Quick with her tongue and temper, her fists packed a punch befitting her unwieldy girth.
Catherine brawled her way through Dundee’s streets claiming knockout after knockout against city men.
She stacked up convictions but the patience of the law gave way in 1883.
On Sunday November 24 1882 she faced down police when they tried to arrest her friend Brendan Murphy on Ann Street.
As Constables William Japp and James Small tried to cuff Murphy, Catherine waded in with knucklesflying.
She laid punches on both officers before they got the upper hand and carted her off to Bell Street.
In court, Catherine further admitted thumping a man on James Street in February 1883 and attacking two police officers. She was jailed for six months.
The term female bruiser would have been familiar to readers of The Courier in the 19th Century.
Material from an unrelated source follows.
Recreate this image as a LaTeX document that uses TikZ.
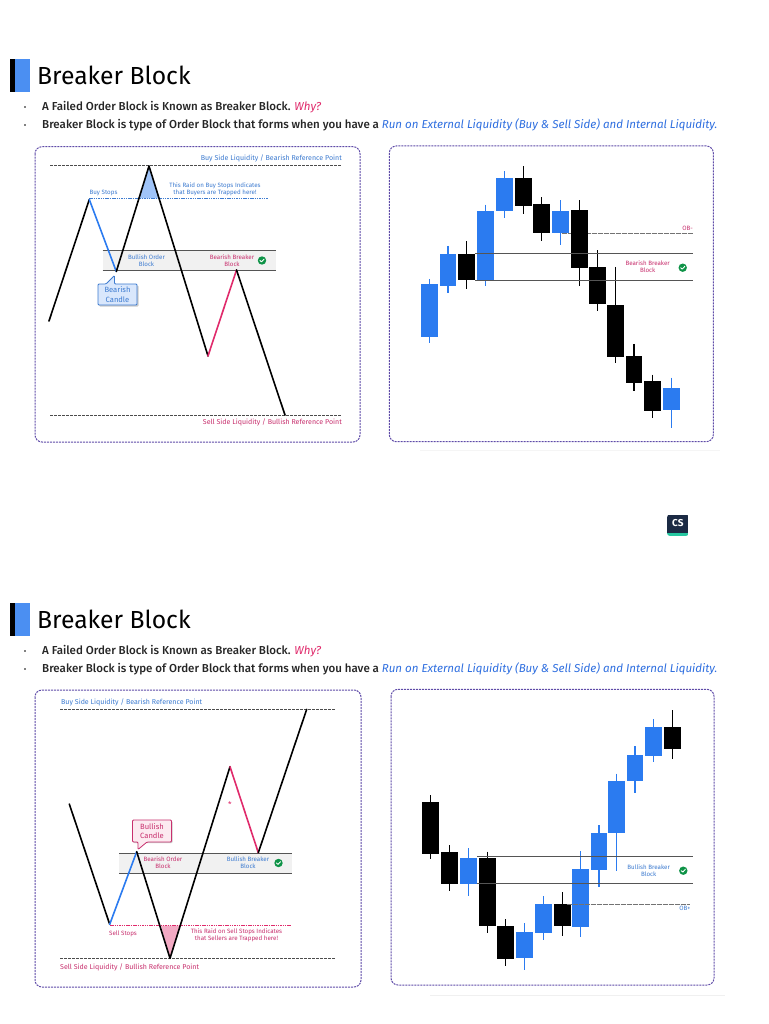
\documentclass[tikz,border=0pt]{standalone}
\usepackage{fontspec}
\setmainfont{Fira Sans}
\newfontfamily\medf{Fira Sans Medium}
\definecolor{cblue}{HTML}{2B7BF0}
\definecolor{tblue}{HTML}{3D7BD0}
\definecolor{lblue}{HTML}{2F6FE0}
\definecolor{cpink}{HTML}{E02A6B}
\definecolor{tpink}{HTML}{C8306E}
\definecolor{panelc}{HTML}{5F4BA8}
\definecolor{bandc}{HTML}{F1F1F1}
\definecolor{linec}{HTML}{555555}
\definecolor{okgreen}{HTML}{0E9347}
\definecolor{csnavy}{HTML}{1B2A44}
\definecolor{csteal}{HTML}{25C7A0}
\tikzset{
  panel/.style={draw=panelc,line width=1pt,dash pattern=on 2pt off 1pt,rounded corners=7pt},
  leg/.style={line width=1.6pt,line cap=round,line join=round},
  refline/.style={draw=black!70,line width=0.9pt,dash pattern=on 3pt off 1pt},
  small/.style={font=\fontsize{6.2}{6.9}\selectfont,align=center,inner sep=0pt},
  midl/.style={font=\fontsize{7.05}{8}\selectfont,inner sep=0pt},
  bandline/.style={draw=linec,line width=0.9pt},
  dotline/.style={draw=black!55,line width=0.8pt,dash pattern=on 0.8pt off 0.4pt},
  head/.style={font=\fontsize{24.7}{30}\selectfont,anchor=west,inner sep=0pt},
  bul/.style={font=\medf\fontsize{11.55}{13}\selectfont,anchor=west,inner sep=0pt,text=black!85},
  callout/.style={rounded corners=1pt,line width=0.8pt}
}
\newcommand{\okmark}[2]{%
  \fill[okgreen] (#1,#2) circle (4.2);
  \draw[white,line width=0.9pt,line cap=round,line join=round] (#1-2,#2) -- (#1-0.5,#2+1.4) -- (#1+2.1,#2-1.4);}
\newcommand{\candle}[7]{% colour,x1,x2,top,bot,wtop,wbot
  \draw[#1,line width=1.2pt] ({(#2+#3)/2},#6) -- ({(#2+#3)/2},#7);
  \fill[#1] (#2,#4) rectangle (#3,#5);}
\newcommand{\header}[1]{%
  \begin{scope}[yshift=#1]
  \fill[black] (10,59) rectangle (15.3,92);
  \fill[cblue!85!white] (15.3,59) rectangle (30.3,92);
  \node[head] at (37,75) {Breaker Block};
  \fill (25,107) circle (0.9);
  \fill (25,125) circle (0.9);
  \node[bul] at (42,107) {A Failed Order Block is Known as Breaker Block. \textcolor{cpink}{\fontspec{Fira Sans}\itshape Why?}};
  \node[bul] at (42,125) {Breaker Block is type of Order Block that forms when you have a \textcolor{lblue}{\fontspec{Fira Sans}\itshape Run on External Liquidity (Buy \& Sell Side) and Internal Liquidity.}};
  \end{scope}}
\begin{document}
\begin{tikzpicture}[x=1pt,y=-1pt]
\useasboundingbox (0,0) rectangle (768,1024);
\fill[white] (0,0) rectangle (768,1024);

%%% headers
\header{0}
\header{-544}

%%% panels
\draw[panel] (35,146.7) rectangle (360,442);
\draw[panel] (389.3,146) rectangle (713.3,441.7);
\draw[panel] (35,690) rectangle (361,987);
\draw[panel] (391,689.3) rectangle (714,985);
\draw[black!6,line width=0.8pt] (430,995) -- (725,995);
\draw[black!4,line width=0.8pt] (420,450) -- (720,450);

%%% top-left chart
\fill[bandc] (102.5,250.5) rectangle (275.5,270.5);
\draw[bandline] (102.5,250.5) -- (275.5,250.5);
\draw[bandline] (102.5,270.5) -- (275.5,270.5);
\fill[cblue!45] (149,166) -- (139,198.5) -- (159.6,198.5) -- cycle;
\draw[refline] (50,165.5) -- (342,165.5);
\draw[refline] (50,415) -- (342,415);
\draw[tblue,line width=0.7pt,dash pattern=on 1.5pt off 0.8pt] (89,198.5) -- (268,198.5);
\coordinate (a0) at (49,321);
\coordinate (a1) at (89.3,199.5);
\coordinate (a2) at (116.3,271.5);
\coordinate (a3) at (149,166);
\coordinate (a4) at (208,356);
\coordinate (a5) at (236.5,270);
\coordinate (a6) at (285,415);
\draw[leg] (a0) -- (a1);
\draw[leg,cblue] (a1) -- (a2);
\draw[leg] (a2) -- (a3) -- (a4);
\draw[leg,cpink] (a4) -- (a5);
\draw[leg] (a5) -- (a6);
\node[small,text=tblue] (t1) at (146.5,260.5) {Bullish Order\\Block};
\node[small,text=tpink] (t2) at (232,260.5) {Bearish Breaker\\Block};
\okmark{262}{260.5}
\node[midl,text=tblue,anchor=east] (t3) at (342,158.5) {Buy Side Liquidity / Bearish Reference Point};
\node[midl,text=tpink,anchor=east] (t4) at (342,422.5) {Sell Side Liquidity / Bullish Reference Point};
\node[small,text=tblue] (t5) at (103.5,193) {Buy Stops};
\node[small,text=tblue] (t6) at (215,189.5) {This Raid on Buy Stops Indicates\\that Buyers are Trapped here!};
\fill[black!20,rounded corners=1pt] (99,285.5) rectangle (138.5,306.5);
\draw[callout,draw=tblue,fill=cblue!18] (98,284) -- (106,284) -- (114.5,275.5) -- (114.5,284) -- (137,284) -- (137,305) -- (98,305) -- cycle;
\node[font=\fontsize{7.6}{9.8}\selectfont,align=center,inner sep=0pt,text=tblue] (t7) at (117.5,294.5) {Bearish\\Candle};

%%% top-right chart
\begin{scope}[shift={(380,90)},x=0.33333pt,y=-0.33333pt]
\candle{cblue}{122}{173}{583}{740}{568}{758}
\candle{cblue}{179}{229}{491}{588}{468}{608}
\candle{black}{235}{285}{491}{570}{454}{597}
\candle{cblue}{291}{342}{364}{570}{344}{588}
\candle{cblue}{348}{398}{265}{364}{244}{385}
\candle{black}{404}{455}{265}{347}{229}{372}
\candle{black}{460}{511}{342}{430}{322}{453}
\candle{cblue}{517}{568}{362}{428}{331}{465}
\candle{black}{573}{624}{360}{534}{331}{588}
\candle{black}{628}{678}{530}{643}{481}{664}
\candle{black}{682}{733}{644}{800}{531}{820}
\candle{black}{737}{787}{798}{878}{762}{904}
\candle{black}{793}{843}{873}{962}{854}{985}
\candle{cblue}{850}{900}{893}{961}{863}{1013}
\draw[bandline] (285,490) -- (940,490);
\draw[bandline] (285,570) -- (940,570);
\draw[dotline] (545,429) -- (573,429);
\draw[dotline] (624,429) -- (940,429);
\node[small,text=tpink] (t8) at (923,416) {OB-};
\node[small,text=tpink] (t9) at (803,531) {Bearish Breaker\\Block};
\end{scope}
\okmark{682.7}{267.7}

%%% bottom-left chart
\fill[bandc] (119,853) rectangle (292,873);
\draw[bandline] (119,853) -- (292,853);
\draw[bandline] (119,873) -- (292,873);
\fill[cpink!40] (170,958) -- (161,925.7) -- (180,925.7) -- cycle;
\draw[refline] (60,709.3) -- (336,709.3);
\draw[refline] (60,958.5) -- (336,958.5);
\draw[cpink,line width=0.7pt,dash pattern=on 1.5pt off 0.8pt] (110,925.7) -- (291,925.7);
\coordinate (b0) at (69.3,804);
\coordinate (b1) at (109.7,924.3);
\coordinate (b2) at (136.7,851.7);
\coordinate (b3) at (170,958.3);
\coordinate (b4) at (230,766.7);
\coordinate (b5) at (258.3,852.7);
\coordinate (b6) at (306.7,709.3);
\draw[leg] (b0) -- (b1);
\draw[leg,cblue] (b1) -- (b2);
\draw[leg] (b2) -- (b3) -- (b4);
\draw[leg,cpink] (b4) -- (b5);
\draw[leg] (b5) -- (b6);
\node[small,text=tpink] (t10) at (163,863) {Bearish Order\\Block};
\node[small,text=tblue] (t11) at (248,863) {Bullish Breaker\\Block};
\okmark{278.5}{863}
\node[midl,text=tblue,anchor=west] (t12) at (61,702.5) {Buy Side Liquidity / Bearish Reference Point};
\node[midl,text=tpink,anchor=west] (t13) at (60,967) {Sell Side Liquidity / Bullish Reference Point};
\node[small,text=tpink] (t14) at (123,933.5) {Sell Stops};
\node[small,text=tpink] (t15) at (236.5,935.6) {This Raid on Sell Stops Indicates\\that Sellers are Trapped here!};
\fill[black!20,rounded corners=1pt] (133.5,821) rectangle (172.5,843);
\draw[callout,draw=tpink,fill=cpink!10] (132.5,820) -- (171.5,820) -- (171.5,842) -- (147,842) -- (138,849.5) -- (138,842) -- (132.5,842) -- cycle;
\node[font=\fontsize{7.6}{9.8}\selectfont,align=center,inner sep=0pt,text=tpink] (t16) at (152,831) {Bullish\\Candle};
\node[inner sep=0pt,text=cpink,font=\fontsize{8}{8}\selectfont] (t17) at (230,804.5) {*};

%%% bottom-right chart
\begin{scope}[shift={(380,680)},x=0.33333pt,y=-0.33333pt]
\candle{black}{127}{178}{365}{522}{346}{536}
\candle{black}{183}{234}{516}{613}{495}{634}
\candle{cblue}{240}{291}{533}{613}{505}{648}
\candle{black}{296}{347}{533}{739}{515}{759}
\candle{black}{352}{403}{739}{836}{718}{857}
\candle{cblue}{408}{459}{755}{835}{729}{871}
\candle{cblue}{465}{515}{671}{760}{648}{779}
\candle{black}{521}{572}{673}{739}{636}{769}
\candle{cblue}{577}{627}{568}{740}{514}{770}
\candle{cblue}{632}{682}{458}{571}{436}{620}
\candle{cblue}{685}{736}{302}{458}{281}{572}
\candle{cblue}{740}{790}{224}{304}{198}{340}
\candle{cblue}{795}{846}{140}{229}{117}{247}
\candle{black}{852}{903}{142}{208}{90}{238}
\draw[bandline] (291,530) -- (940,530);
\draw[bandline] (291,609) -- (940,609);
\draw[dotline] (560,672) -- (930,672);
\node[small,text=tblue] (t18) at (915,686) {OB+};
\node[small,text=tblue] (t19) at (806,571) {Bullish Breaker\\Block};
\end{scope}
\okmark{683.3}{870.7}

%%% CS badge
\begin{scope}
\clip[rounded corners=3pt] (667,514.5) rectangle (688.7,536);
\fill[csnavy] (667,514.5) rectangle (688.7,533);
\fill[csteal] (667,533) rectangle (688.7,536);
\end{scope}
\node[font=\bfseries\fontsize{10}{10}\selectfont,text=white,inner sep=0pt] (cs) at (677.8,523.5) {CS};
\end{tikzpicture}
\end{document}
It was applied to a legion of pugilists who showed no respect for the gender expectations of the time.
Even as late as 1904, female bruisers were making headlines in Dundee. Two battlers drew a massive crowd to South Lindsay Street on a Saturday night in May that year.
One was large and powerful and the other wiry and nimble. It was a mismatch of a contest and attracted an audience of hundreds.
When the smaller woman started to take a pasting, a shoemaker called William White of Perth Road rushed to her aid and seized the big woman.
That was a big mistake as our report of the time stated: “White, however, found he had caught a tartar. The lady pugilist butted at him like a ram.”
A painter called Krachan, who thought White was attacking the woman, dealt him a swift blow.
When police closed in, the big woman managed to escape but the wiry bruiser, Sarah Donnelly, was caught. Krachan, of Union Street, Maxwelltown, was arrested and fined 15 shillings in court on the Monday morning. There is no record of a fine for Donnelly.